Sunday, June 21, 2009

No Right Of Access To School Teacher Mailboxes

In San Leandro Teachers' Ass'n v. Governing Board (here), the California Supreme Court unanimously held that a school district may constitutionally exclude from the district's internal mailbox system communications from a teachers union supporting specific candidates in a school board election. The union acknowledged that it had no right of access to the mailboxes under the First Amendment, in light of Perry Education Association v. Perry Local Educators Association, 460 U.S. 37 (1983), one of the United States Supreme Court's earliest "nonpublic forum" cases. However. it urged that a different result should follow under the California Constitution's free speech clause, Article I, Section 2.

The Court disagreed. The Court did not make clear whether the three-tiered approach to public forum cases adopted by the United States Supreme Court is part of California law. Nor did it expressly disavow the "basic incompatibility" test adopted in U.C. Nuclear Weapons Labs Conversion Project v. Lawrence Livermore Laboratory, 154 Cal.App.3d 1157 (1984). Instead, it simply held that "this prohibition on the use of government resources for political campaigning is a means of promoting an important government interest, i.e., maintaining the integrity of the electoral process by neutralizing any advantage that those with special access to government resources might possess."
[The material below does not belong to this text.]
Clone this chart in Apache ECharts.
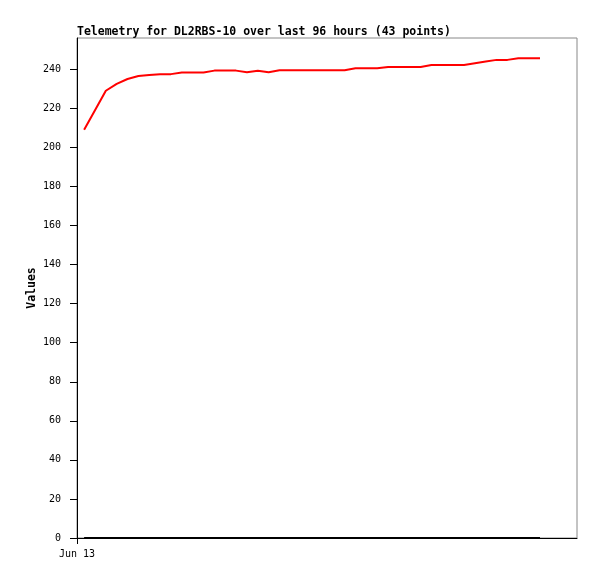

As this quotation illustrates, the Court was obviously influenced by its prior decisions in
Stanson v. Mott, 17 Cal.3d 206 (1976), and Vargas v. City of Salinas, 46 Cal.4th 1 (2009), which at least in part preclude the use of public resources to influence political campaigns. Yet the court also held that the school district's regulation was not statutorily compelled. It will be interesting to see what happens if a school district permits such communications and the union's disfavored candidate goes to court. The Vargas decision is discussed here.)